• [GIVEN MATERIAL]:
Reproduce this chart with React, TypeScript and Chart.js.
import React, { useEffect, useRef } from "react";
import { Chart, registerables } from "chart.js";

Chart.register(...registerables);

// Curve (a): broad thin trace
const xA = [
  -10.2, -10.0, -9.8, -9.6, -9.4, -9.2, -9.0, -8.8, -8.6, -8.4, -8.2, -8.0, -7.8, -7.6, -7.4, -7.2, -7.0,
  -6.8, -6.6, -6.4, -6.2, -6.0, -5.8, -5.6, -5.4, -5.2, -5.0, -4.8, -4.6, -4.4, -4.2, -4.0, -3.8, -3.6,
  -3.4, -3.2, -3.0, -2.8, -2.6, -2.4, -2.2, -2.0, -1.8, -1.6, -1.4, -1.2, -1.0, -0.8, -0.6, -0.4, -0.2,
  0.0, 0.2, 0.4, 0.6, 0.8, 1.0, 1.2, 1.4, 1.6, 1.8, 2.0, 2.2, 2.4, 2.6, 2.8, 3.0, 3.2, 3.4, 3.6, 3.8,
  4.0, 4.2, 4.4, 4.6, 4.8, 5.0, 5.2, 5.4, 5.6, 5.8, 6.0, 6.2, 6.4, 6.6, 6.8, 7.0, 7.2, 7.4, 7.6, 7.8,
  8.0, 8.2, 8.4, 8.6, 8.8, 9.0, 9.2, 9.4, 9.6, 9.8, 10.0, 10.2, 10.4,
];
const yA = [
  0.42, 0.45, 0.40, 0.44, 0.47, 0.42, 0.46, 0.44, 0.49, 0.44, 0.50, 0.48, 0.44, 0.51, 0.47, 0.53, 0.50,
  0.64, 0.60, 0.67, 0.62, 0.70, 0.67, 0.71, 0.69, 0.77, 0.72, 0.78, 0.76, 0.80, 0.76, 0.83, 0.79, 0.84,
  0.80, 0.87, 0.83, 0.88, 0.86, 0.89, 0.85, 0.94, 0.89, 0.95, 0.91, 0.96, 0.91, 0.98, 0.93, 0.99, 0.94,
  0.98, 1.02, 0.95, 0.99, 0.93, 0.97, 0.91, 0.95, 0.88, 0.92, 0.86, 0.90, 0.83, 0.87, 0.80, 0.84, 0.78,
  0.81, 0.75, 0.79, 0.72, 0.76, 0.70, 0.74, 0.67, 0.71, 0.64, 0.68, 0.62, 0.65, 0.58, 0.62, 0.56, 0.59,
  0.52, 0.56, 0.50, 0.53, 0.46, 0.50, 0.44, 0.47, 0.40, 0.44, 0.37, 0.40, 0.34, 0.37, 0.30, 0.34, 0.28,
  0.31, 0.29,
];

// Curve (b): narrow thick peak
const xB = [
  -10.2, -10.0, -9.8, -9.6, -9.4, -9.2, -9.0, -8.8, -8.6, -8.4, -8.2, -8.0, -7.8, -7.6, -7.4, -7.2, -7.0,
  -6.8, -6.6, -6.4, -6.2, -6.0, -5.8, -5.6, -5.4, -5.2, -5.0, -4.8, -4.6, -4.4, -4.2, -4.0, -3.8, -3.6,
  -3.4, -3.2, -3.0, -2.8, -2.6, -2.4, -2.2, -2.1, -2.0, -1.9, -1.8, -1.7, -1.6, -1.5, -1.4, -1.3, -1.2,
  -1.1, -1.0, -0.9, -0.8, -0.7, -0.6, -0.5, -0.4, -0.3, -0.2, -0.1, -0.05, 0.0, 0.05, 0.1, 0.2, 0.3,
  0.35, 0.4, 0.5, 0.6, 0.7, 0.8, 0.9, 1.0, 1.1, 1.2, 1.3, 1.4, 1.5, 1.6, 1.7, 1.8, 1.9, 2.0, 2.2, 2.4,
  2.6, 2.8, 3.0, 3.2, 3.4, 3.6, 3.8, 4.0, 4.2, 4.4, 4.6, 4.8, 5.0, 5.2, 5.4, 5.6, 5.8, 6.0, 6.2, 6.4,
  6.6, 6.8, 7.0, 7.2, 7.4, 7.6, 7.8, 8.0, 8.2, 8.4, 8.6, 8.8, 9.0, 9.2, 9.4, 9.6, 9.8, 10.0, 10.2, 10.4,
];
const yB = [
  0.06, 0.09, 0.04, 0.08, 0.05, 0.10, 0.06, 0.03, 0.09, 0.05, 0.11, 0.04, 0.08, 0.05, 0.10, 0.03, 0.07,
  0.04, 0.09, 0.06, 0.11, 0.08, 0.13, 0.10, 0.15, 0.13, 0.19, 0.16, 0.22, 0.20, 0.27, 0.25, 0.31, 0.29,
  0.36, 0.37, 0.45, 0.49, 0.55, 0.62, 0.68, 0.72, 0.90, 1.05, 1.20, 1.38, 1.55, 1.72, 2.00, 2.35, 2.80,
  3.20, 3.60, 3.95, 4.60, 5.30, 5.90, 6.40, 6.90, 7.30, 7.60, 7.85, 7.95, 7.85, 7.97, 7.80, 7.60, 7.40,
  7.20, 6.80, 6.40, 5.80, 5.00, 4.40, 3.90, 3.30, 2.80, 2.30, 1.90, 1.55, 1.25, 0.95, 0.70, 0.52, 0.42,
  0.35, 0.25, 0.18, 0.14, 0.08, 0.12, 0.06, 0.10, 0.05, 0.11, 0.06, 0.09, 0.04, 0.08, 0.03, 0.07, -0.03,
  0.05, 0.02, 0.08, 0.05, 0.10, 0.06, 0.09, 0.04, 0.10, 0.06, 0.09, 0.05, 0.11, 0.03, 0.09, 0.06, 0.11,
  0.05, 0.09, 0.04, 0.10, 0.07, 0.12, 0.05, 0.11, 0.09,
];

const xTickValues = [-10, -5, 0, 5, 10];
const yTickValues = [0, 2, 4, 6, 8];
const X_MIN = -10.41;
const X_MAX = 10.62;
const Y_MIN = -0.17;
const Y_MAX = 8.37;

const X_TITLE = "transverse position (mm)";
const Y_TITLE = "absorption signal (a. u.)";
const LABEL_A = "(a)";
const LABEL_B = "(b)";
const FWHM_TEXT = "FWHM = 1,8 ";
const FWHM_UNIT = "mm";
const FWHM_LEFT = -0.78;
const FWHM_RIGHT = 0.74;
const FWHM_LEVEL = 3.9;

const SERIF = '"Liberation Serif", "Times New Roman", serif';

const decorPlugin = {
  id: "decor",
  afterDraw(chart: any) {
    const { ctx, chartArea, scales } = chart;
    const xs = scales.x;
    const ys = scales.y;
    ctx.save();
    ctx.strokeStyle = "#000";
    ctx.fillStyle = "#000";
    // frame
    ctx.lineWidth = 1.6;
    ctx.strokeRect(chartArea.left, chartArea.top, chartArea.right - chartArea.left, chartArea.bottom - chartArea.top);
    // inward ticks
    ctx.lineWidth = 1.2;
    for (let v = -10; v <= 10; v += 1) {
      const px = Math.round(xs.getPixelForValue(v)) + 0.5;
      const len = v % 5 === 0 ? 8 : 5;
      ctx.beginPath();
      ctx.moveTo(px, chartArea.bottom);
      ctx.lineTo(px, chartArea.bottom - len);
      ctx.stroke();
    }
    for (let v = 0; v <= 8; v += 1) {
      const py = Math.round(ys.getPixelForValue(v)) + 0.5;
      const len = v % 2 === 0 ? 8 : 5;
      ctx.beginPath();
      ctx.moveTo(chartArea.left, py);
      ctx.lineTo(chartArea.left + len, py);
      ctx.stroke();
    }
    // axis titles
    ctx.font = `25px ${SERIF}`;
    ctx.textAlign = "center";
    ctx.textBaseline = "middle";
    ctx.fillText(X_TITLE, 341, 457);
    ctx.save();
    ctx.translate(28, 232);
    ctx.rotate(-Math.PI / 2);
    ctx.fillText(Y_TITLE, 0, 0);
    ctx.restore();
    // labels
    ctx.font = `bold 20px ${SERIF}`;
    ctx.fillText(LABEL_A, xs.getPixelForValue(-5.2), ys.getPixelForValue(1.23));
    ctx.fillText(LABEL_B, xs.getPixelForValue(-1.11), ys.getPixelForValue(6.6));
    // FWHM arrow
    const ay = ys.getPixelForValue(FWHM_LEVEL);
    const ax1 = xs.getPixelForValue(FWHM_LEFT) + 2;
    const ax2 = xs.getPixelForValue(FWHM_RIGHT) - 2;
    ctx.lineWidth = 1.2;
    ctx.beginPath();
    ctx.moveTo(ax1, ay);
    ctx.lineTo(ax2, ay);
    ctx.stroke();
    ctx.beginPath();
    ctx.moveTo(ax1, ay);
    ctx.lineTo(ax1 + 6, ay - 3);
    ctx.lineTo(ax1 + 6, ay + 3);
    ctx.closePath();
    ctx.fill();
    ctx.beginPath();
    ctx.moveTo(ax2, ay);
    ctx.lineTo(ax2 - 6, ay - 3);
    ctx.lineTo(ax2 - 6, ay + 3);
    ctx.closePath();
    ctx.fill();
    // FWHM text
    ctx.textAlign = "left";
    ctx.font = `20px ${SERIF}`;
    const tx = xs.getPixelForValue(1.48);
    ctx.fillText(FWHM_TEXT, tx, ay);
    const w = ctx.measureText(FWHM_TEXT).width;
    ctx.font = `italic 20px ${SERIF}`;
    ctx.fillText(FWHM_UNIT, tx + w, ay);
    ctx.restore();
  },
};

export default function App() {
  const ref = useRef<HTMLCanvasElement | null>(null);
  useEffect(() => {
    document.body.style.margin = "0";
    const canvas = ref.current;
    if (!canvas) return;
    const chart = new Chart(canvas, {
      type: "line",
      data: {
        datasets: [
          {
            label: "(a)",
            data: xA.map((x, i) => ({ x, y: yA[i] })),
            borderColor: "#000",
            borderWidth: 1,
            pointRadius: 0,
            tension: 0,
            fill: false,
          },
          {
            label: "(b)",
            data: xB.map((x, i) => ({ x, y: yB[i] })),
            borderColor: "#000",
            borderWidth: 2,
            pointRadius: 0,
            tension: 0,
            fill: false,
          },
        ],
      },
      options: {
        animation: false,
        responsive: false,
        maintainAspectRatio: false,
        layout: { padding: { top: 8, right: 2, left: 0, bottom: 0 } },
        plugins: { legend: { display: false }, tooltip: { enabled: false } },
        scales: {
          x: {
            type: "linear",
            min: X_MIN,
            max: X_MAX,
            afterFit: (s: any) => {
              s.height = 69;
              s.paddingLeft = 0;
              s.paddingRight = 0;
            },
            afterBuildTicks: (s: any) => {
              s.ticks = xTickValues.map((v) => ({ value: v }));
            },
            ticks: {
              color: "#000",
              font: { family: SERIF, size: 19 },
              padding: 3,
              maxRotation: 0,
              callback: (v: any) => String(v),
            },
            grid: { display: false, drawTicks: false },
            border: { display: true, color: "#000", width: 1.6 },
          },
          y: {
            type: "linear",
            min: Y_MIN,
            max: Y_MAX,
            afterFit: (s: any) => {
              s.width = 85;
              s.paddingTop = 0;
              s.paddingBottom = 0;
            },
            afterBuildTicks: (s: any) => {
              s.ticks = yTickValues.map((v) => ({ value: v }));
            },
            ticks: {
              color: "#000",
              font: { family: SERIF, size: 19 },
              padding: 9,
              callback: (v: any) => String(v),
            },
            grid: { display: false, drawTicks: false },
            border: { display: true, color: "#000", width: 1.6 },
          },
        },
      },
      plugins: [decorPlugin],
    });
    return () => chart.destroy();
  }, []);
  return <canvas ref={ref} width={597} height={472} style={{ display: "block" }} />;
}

• [TASK PROMPT]:
Give the lines again, exactly as they stand, from the beginning of the data through the line with "Chart.register(...registerables);".

• [EXERCISE OUTPUT]:
Reproduce this chart with React, TypeScript and Chart.js.
import React, { useEffect, useRef } from "react";
import { Chart, registerables } from "chart.js";

Chart.register(...registerables);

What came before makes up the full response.